Sunday, November 18, 2012

Railroad Drug owner-pharmacist prefers small town

By Justin Wright
University of Kentucky School of Journalism and Telecommunications

An old saying goes, “Everybody dies famous in a small town.” This comes from the notion that in a small, tight-knit community that everyone knows everything about all the people in town. Sometimes such intimate knowledge can be a good thing, while at other times it can be something to despise.

This leads many people to leave small towns and pursue other, supposedly bigger, opportunities in a place where no one knows their name and everyone is out of their business. But some who get away from the next-of-kin setting realize that being from a small town and knowing all about what is going on was just fine with them, because they were a name to somebody and not just another face in the crowd.
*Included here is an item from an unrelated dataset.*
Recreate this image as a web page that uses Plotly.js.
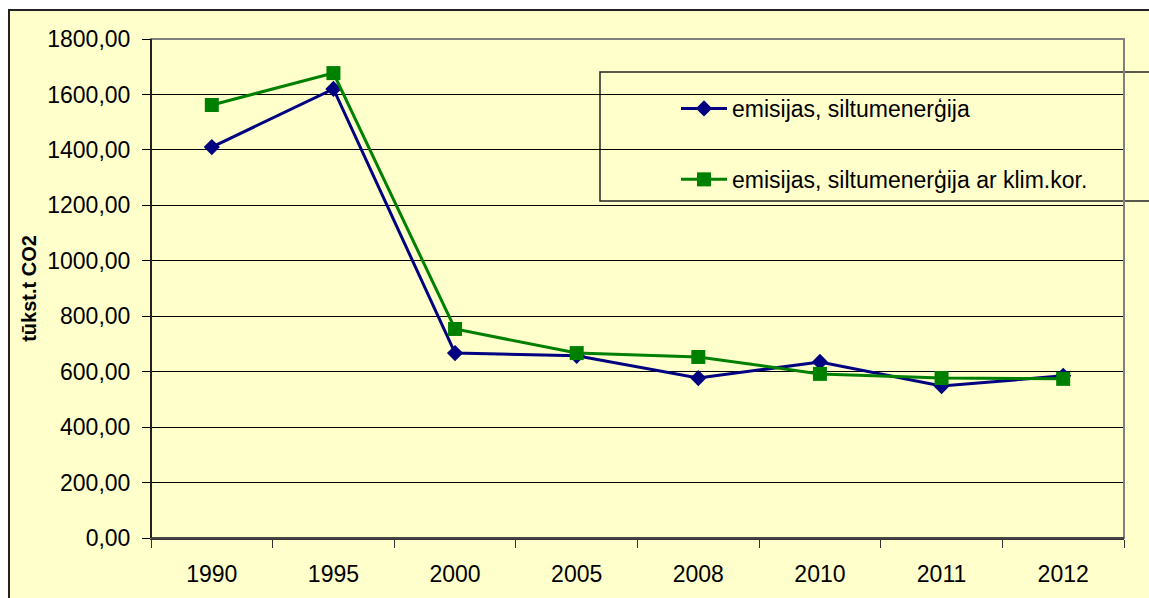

Knowing people on a first-name basis is one in which many small-town businesses take great pride, and on which they base their level of work and patronage to their community. This is how Railroad Drug owner Ken Glass, above, operates his business day to day.

“Running a pharmacy in a community like Midway is very personable,” Glass said. “I'm on a first name basis with all of my patients and fellow business owners.”
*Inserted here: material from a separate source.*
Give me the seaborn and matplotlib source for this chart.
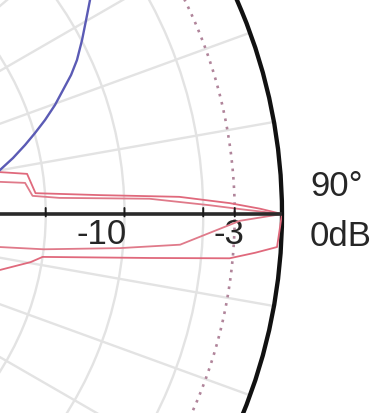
import numpy as np
import pandas as pd
import matplotlib
matplotlib.use("Agg")
import matplotlib.pyplot as plt
import seaborn as sns

sns.set_theme(style="white")
plt.rcParams['font.family'] = ['Liberation Sans', 'DejaVu Sans']

# Radiation pattern, angle in degrees (0 = up, clockwise), level in dB
red_a_deg = [80.4, 81.7, 85.8, 86.9, 87.7, 88.7, 89.4, 90.0, 93.6, 94.4, 95.3, 96.3, 98.4, 99.8, 102.7]
red_a_db = [-17.7, -16.0, -15.6, -11.5, -6.5, -3.3, -1.4, 0.0, -0.25, -1.6, -3.2, -8.2, -15.0, -15.7, -17.5]

red_b_deg = [82.6, 83.5, 86.3, 87.0, 87.8, 88.9, 89.5, 90.0, 90.8, 94.1, 95.3, 96.9, 97.6]
red_b_db = [-17.8, -16.2, -15.8, -14.1, -8.4, -4.6, -2.35, 0.0, -2.67, -6.4, -10.2, -15.0, -17.8]

blue_deg = [52.0, 57.66, 59.85, 62.2, 64.65, 66.45, 68.26, 70.22, 72.21, 74.03, 75.82, 77.89, 79.94, 83.0]
blue_db = [-6.6, -8.25, -9.12, -9.96, -10.82, -11.55, -12.39, -13.21, -14.11, -14.96, -15.77, -16.7, -17.66, -19.0]

ring_levels = [-30, -25, -20, -15, -10, -5]
tick_levels = [-15, -10, -5, -3]
half_power_db = -3
axis_deg = 90
r_min = -33.65

W, H = 376, 413
cx, cy, R = -248, 214, 530   # pixel centre and radius of the 0 dB circle

fig = plt.figure(figsize=(W / 100, H / 100), dpi=100)
ax = fig.add_axes([(cx - R) / W, (H - cy - R) / H, 2 * R / W, 2 * R / H], projection='polar')
ax.set_theta_zero_location('N')
ax.set_theta_direction(-1)
ax.set_rlim(r_min, 0)

ax.set_rticks(ring_levels)
ax.set_thetagrids(np.arange(0, 360, 10), labels=[])
ax.set_yticklabels([])
ax.grid(True, color='#e3e3e3', linewidth=1.7)
ax.spines['polar'].set_linewidth(3.1)
ax.spines['polar'].set_color('#111111')

# -3 dB ring
ring_t = np.linspace(0, 2 * np.pi, 721)
ax.plot(ring_t, np.full_like(ring_t, half_power_db), color='#b0849a',
        linewidth=1.9, linestyle=(0, (1, 2.2)), zorder=3)

df = pd.concat([
    pd.DataFrame({'theta': np.deg2rad(red_a_deg), 'db': red_a_db, 'trace': 'a'}),
    pd.DataFrame({'theta': np.deg2rad(red_b_deg), 'db': red_b_db, 'trace': 'b'}),
    pd.DataFrame({'theta': np.deg2rad(blue_deg), 'db': blue_db, 'trace': 'h'}),
])
styles = {'a': ('#e0697c', 1.3), 'b': ('#e07a8a', 1.3), 'h': ('#5b5bb5', 1.7)}
for name, sub in df.groupby('trace'):
    col, lw = styles[name]
    sns.lineplot(data=sub, x='theta', y='db', sort=False, estimator=None,
                 color=col, linewidth=lw, ax=ax, legend=False, zorder=4)

# bold 90 degree axis with level ticks
a = np.deg2rad(axis_deg)
ax.plot([a, a], [r_min, 0], color='#2a2a2a', linewidth=2.6, zorder=5, solid_capstyle='butt')
for lvl in tick_levels:
    rpx = R * (lvl - r_min) / (-r_min)
    d = np.rad2deg(6.0 / rpx)
    ax.plot(np.deg2rad([axis_deg - d, axis_deg + d * 0.4]), [lvl, lvl],
            color='#1a1a1a', linewidth=1.4, zorder=6)

ax.set_xlabel('')
ax.set_ylabel('')

fs = 25
ax.annotate('-10', xy=(a, -10), xytext=(-23, -20), textcoords='offset pixels',
            ha='center', va='center', fontsize=fs, color='#262626', annotation_clip=False)
ax.annotate('-3', xy=(a, -3), xytext=(-6, -20), textcoords='offset pixels',
            ha='center', va='center', fontsize=fs, color='#262626', annotation_clip=False)
ax.annotate('90°', xy=(a, 0), xytext=(28, 28), textcoords='offset pixels',
            ha='left', va='center', fontsize=fs, color='#262626', annotation_clip=False)
ax.annotate('0dB', xy=(a, 0), xytext=(28, -23), textcoords='offset pixels',
            ha='left', va='center', fontsize=fs, color='#262626', annotation_clip=False)

fig.savefig('out.png', dpi=100)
Railroad Drug is on Main Street in the heart of Midway and offers a nostalgia that many small town pharmacies once had. From the old-time soda fountain to meals served at your request, this drug store is a “blast from the past,” as one might put it, keeping in close touch with its small-town roots.

Glass grew up near Morehead, earned his pharmacy degree from the University of Kentucky and has lived in Midway for nine years while working for other pharmacies.

“I had always wanted to open my own pharmacy, and finally I just built up the nerve to do it.  Plus, I had grown tired of the chain-store setting,” said Glass, who worked for a two chain pharmacies and an independently owned store. 

How does running his pharmacy differ from running one in a city such as Lexington or Louisville? “In a community such as Midway, you know everyone,” he replied. “My patients aren't co-pays or Social Security numbers to me. I know them. I know their children, their parents, and their grandparents. It's very rewarding to have that kind of relationship with the people that patronize my store; you just can’t find this in a bigger city.”

This is the life for Glass, who has no wish to return to a bigger establishment where pharmacists don’t see the same people every day.

“No contest,” he said. “I would hate not knowing my patients and in fact, have hated that exact issue in the past at previous workplaces. If I ever open another pharmacy in a bigger city, I would like to bring that kind of personal touch to it, so it seemed like it was a smaller community to the people who filled their prescriptions there.”

Stores such as Railroad Drug are keeping the tradition of down-home alive, one customer at a time, and offering hope that they and their like will be found in small towns for many years to come.